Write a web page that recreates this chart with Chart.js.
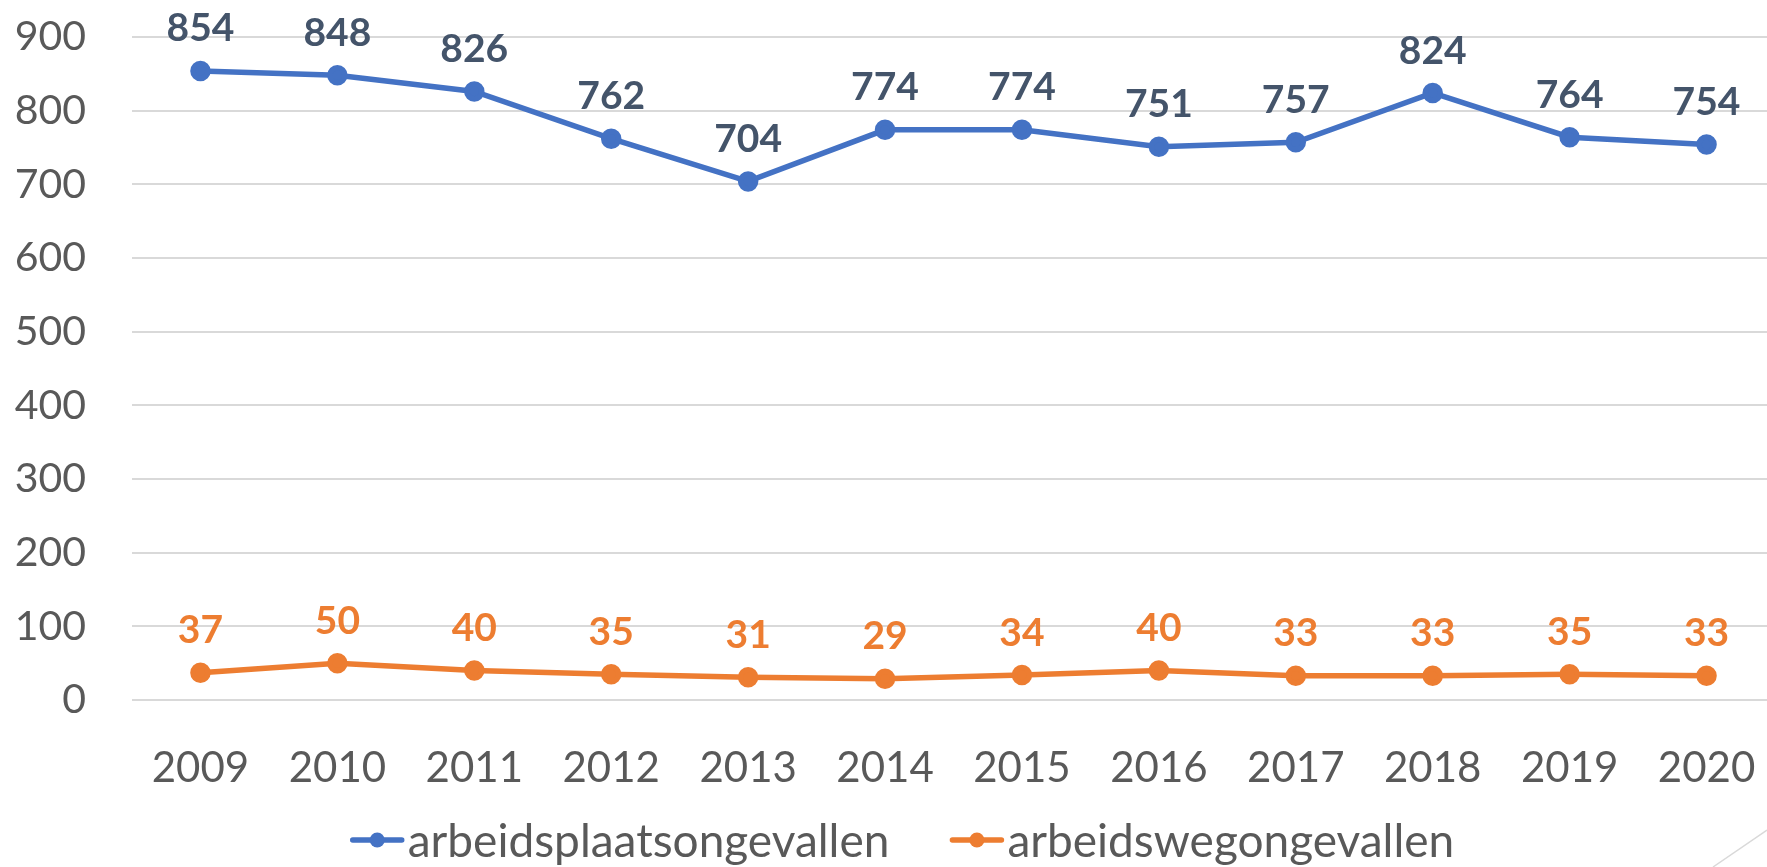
<!DOCTYPE html>
<html>
<head>
<meta charset="utf-8">
<script src="https://cdn.jsdelivr.net/npm/chart.js@4.4.1/dist/chart.umd.min.js"></script>
<style>
  html, body { margin: 0; padding: 0; background: #fff; overflow: hidden; }
  #wrap { position: relative; width: 1775px; height: 867px; }
  #deco { position: absolute; left: 0; top: 0; pointer-events: none; }
</style>
</head>
<body>
<div id="wrap">
  <canvas id="chart"></canvas>
  <svg id="deco" width="1767" height="867"><line x1="1713" y1="867" x2="1767" y2="830" stroke="#d9d9d9" stroke-width="1.5"/></svg>
</div>
<script>
const years = ['2009', '2010', '2011', '2012', '2013', '2014', '2015', '2016', '2017', '2018', '2019', '2020'];
const arbeidsplaats = [854, 848, 826, 762, 704, 774, 774, 751, 757, 824, 764, 754];
const arbeidsweg = [37, 50, 40, 35, 31, 29, 34, 40, 33, 33, 35, 33];
const yTicks = [0, 100, 200, 300, 400, 500, 600, 700, 800, 900];

const FONT = 'Lato, "Open Sans", sans-serif';
const BLUE = '#4472C4';
const ORANGE = '#ED7D31';
const TEXT = '#595959';

const valueLabels = {
    id: 'valueLabels',
    afterDatasetsDraw(chart) {
        const ctx = chart.ctx;
        ctx.save();
        ctx.font = 'bold 39px ' + FONT;
        ctx.textAlign = 'center';
        ctx.textBaseline = 'middle';
        chart.data.datasets.forEach((ds, i) => {
            ctx.fillStyle = ds.labelColor;
            chart.getDatasetMeta(i).data.forEach((pt, j) => {
                ctx.fillText(ds.data[j], pt.x, pt.y - 42);
            });
        });
        ctx.restore();
    }
};

// legend: line with dot, then text, drawn below the x axis
const lineLegend = {
    id: 'lineLegend',
    afterDraw(chart) {
        const ctx = chart.ctx;
        const y = 840, markW = 55, gap = 3, itemGap = 60;
        ctx.save();
        ctx.font = '46px ' + FONT;
        ctx.textBaseline = 'middle';
        const items = chart.data.datasets.map(ds => ({ ds, w: ctx.measureText(ds.label).width }));
        const total = items.reduce((s, it) => s + markW + gap + it.w, 0) + itemGap * (items.length - 1);
        let x = 902 - total / 2;
        items.forEach(it => {
            ctx.strokeStyle = it.ds.borderColor;
            ctx.lineWidth = 5.5;
            ctx.lineCap = 'round';
            ctx.beginPath(); ctx.moveTo(x + 3, y); ctx.lineTo(x + markW - 3, y); ctx.stroke();
            ctx.fillStyle = it.ds.borderColor;
            ctx.beginPath(); ctx.arc(x + markW / 2, y, 7.5, 0, Math.PI * 2); ctx.fill();
            ctx.fillStyle = TEXT;
            ctx.fillText(it.ds.label, x + markW + gap, y + 2);
            x += markW + gap + it.w + itemGap;
        });
        ctx.restore();
    }
};

new Chart(document.getElementById('chart'), {
    type: 'line',
    data: {
        labels: years,
        datasets: [{
            label: 'arbeidsplaatsongevallen',
            data: arbeidsplaats,
            borderColor: BLUE,
            backgroundColor: BLUE,
            labelColor: '#44546A',
            borderWidth: 5.5,
            pointRadius: 7.5,
            pointHoverRadius: 7.5,
            tension: 0,
        }, {
            label: 'arbeidswegongevallen',
            data: arbeidsweg,
            borderColor: ORANGE,
            backgroundColor: ORANGE,
            labelColor: ORANGE,
            borderWidth: 5.5,
            pointRadius: 7.5,
            pointHoverRadius: 7.5,
            tension: 0,
        }],
    },
    options: {
        responsive: true,
        maintainAspectRatio: false,
        animation: false,
        layout: { autoPadding: false, padding: { top: 0, left: 0, right: 0, bottom: 67 } },
        plugins: {
            tooltip: { enabled: false },
            legend: { display: false },
        },
        scales: {
            x: {
                offset: true,
                grid: { display: false, drawTicks: false },
                border: { display: false },
                ticks: {
                    font: { family: FONT, size: 42 },
                    color: TEXT,
                    padding: 43,
                    maxRotation: 0,
                },
                afterFit(scale) {
                    scale.height = 100;
                    scale.paddingLeft = 0;
                    scale.paddingRight = 0;
                },
            },
            y: {
                min: 0,
                max: 900,
                afterBuildTicks(scale) { scale.ticks = yTicks.map(v => ({ value: v })); },
                grid: { color: '#d9d9d9', lineWidth: 2, drawTicks: false },
                border: { display: false },
                ticks: {
                    font: { family: FONT, size: 41 },
                    color: TEXT,
                    padding: 46,
                },
                afterFit(scale) {
                    scale.width = 132;
                    scale.paddingTop = 37;
                    scale.paddingBottom = 0;
                },
            },
        },
    },
    plugins: [valueLabels, lineLegend],
});
</script>
</body>
</html>
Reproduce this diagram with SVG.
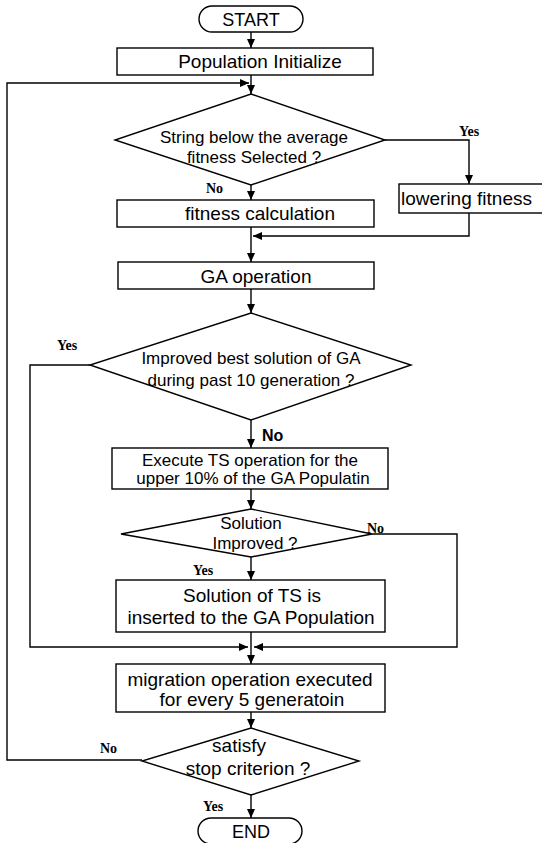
•••••
*What is needed*
Quote the listing above in full, except for the pictures.

*Task result*
Write a web page that recreates this chart with Chart.js.
<!DOCTYPE html>
<html>
<head>
<meta charset="utf-8">
<script src="https://cdn.jsdelivr.net/npm/chart.js@4.4.1/dist/chart.umd.min.js"></script>
<style>
  html, body { margin: 0; padding: 0; background: #fff; overflow: hidden; }
  #wrap { position: relative; width: 1775px; height: 867px; }
  #deco { position: absolute; left: 0; top: 0; pointer-events: none; }
</style>
</head>
<body>
<div id="wrap">
  <canvas id="chart"></canvas>
  <svg id="deco" width="1767" height="867"><line x1="1713" y1="867" x2="1767" y2="830" stroke="#d9d9d9" stroke-width="1.5"/></svg>
</div>
<script>
const years = ['2009', '2010', '2011', '2012', '2013', '2014', '2015', '2016', '2017', '2018', '2019', '2020'];
const arbeidsplaats = [854, 848, 826, 762, 704, 774, 774, 751, 757, 824, 764, 754];
const arbeidsweg = [37, 50, 40, 35, 31, 29, 34, 40, 33, 33, 35, 33];
const yTicks = [0, 100, 200, 300, 400, 500, 600, 700, 800, 900];

const FONT = 'Lato, "Open Sans", sans-serif';
const BLUE = '#4472C4';
const ORANGE = '#ED7D31';
const TEXT = '#595959';

const valueLabels = {
    id: 'valueLabels',
    afterDatasetsDraw(chart) {
        const ctx = chart.ctx;
        ctx.save();
        ctx.font = 'bold 39px ' + FONT;
        ctx.textAlign = 'center';
        ctx.textBaseline = 'middle';
        chart.data.datasets.forEach((ds, i) => {
            ctx.fillStyle = ds.labelColor;
            chart.getDatasetMeta(i).data.forEach((pt, j) => {
                ctx.fillText(ds.data[j], pt.x, pt.y - 42);
            });
        });
        ctx.restore();
    }
};

// legend: line with dot, then text, drawn below the x axis
const lineLegend = {
    id: 'lineLegend',
    afterDraw(chart) {
        const ctx = chart.ctx;
        const y = 840, markW = 55, gap = 3, itemGap = 60;
        ctx.save();
        ctx.font = '46px ' + FONT;
        ctx.textBaseline = 'middle';
        const items = chart.data.datasets.map(ds => ({ ds, w: ctx.measureText(ds.label).width }));
        const total = items.reduce((s, it) => s + markW + gap + it.w, 0) + itemGap * (items.length - 1);
        let x = 902 - total / 2;
        items.forEach(it => {
            ctx.strokeStyle = it.ds.borderColor;
            ctx.lineWidth = 5.5;
            ctx.lineCap = 'round';
            ctx.beginPath(); ctx.moveTo(x + 3, y); ctx.lineTo(x + markW - 3, y); ctx.stroke();
            ctx.fillStyle = it.ds.borderColor;
            ctx.beginPath(); ctx.arc(x + markW / 2, y, 7.5, 0, Math.PI * 2); ctx.fill();
            ctx.fillStyle = TEXT;
            ctx.fillText(it.ds.label, x + markW + gap, y + 2);
            x += markW + gap + it.w + itemGap;
        });
        ctx.restore();
    }
};

new Chart(document.getElementById('chart'), {
    type: 'line',
    data: {
        labels: years,
        datasets: [{
            label: 'arbeidsplaatsongevallen',
            data: arbeidsplaats,
            borderColor: BLUE,
            backgroundColor: BLUE,
            labelColor: '#44546A',
            borderWidth: 5.5,
            pointRadius: 7.5,
            pointHoverRadius: 7.5,
            tension: 0,
        }, {
            label: 'arbeidswegongevallen',
            data: arbeidsweg,
            borderColor: ORANGE,
            backgroundColor: ORANGE,
            labelColor: ORANGE,
            borderWidth: 5.5,
            pointRadius: 7.5,
            pointHoverRadius: 7.5,
            tension: 0,
        }],
    },
    options: {
        responsive: true,
        maintainAspectRatio: false,
        animation: false,
        layout: { autoPadding: false, padding: { top: 0, left: 0, right: 0, bottom: 67 } },
        plugins: {
            tooltip: { enabled: false },
            legend: { display: false },
        },
        scales: {
            x: {
                offset: true,
                grid: { display: false, drawTicks: false },
                border: { display: false },
                ticks: {
                    font: { family: FONT, size: 42 },
                    color: TEXT,
                    padding: 43,
                    maxRotation: 0,
                },
                afterFit(scale) {
                    scale.height = 100;
                    scale.paddingLeft = 0;
                    scale.paddingRight = 0;
                },
            },
            y: {
                min: 0,
                max: 900,
                afterBuildTicks(scale) { scale.ticks = yTicks.map(v => ({ value: v })); },
                grid: { color: '#d9d9d9', lineWidth: 2, drawTicks: false },
                border: { display: false },
                ticks: {
                    font: { family: FONT, size: 41 },
                    color: TEXT,
                    padding: 46,
                },
                afterFit(scale) {
                    scale.width = 132;
                    scale.paddingTop = 37;
                    scale.paddingBottom = 0;
                },
            },
        },
    },
    plugins: [valueLabels, lineLegend],
});
</script>
</body>
</html>
Reproduce this diagram with SVG.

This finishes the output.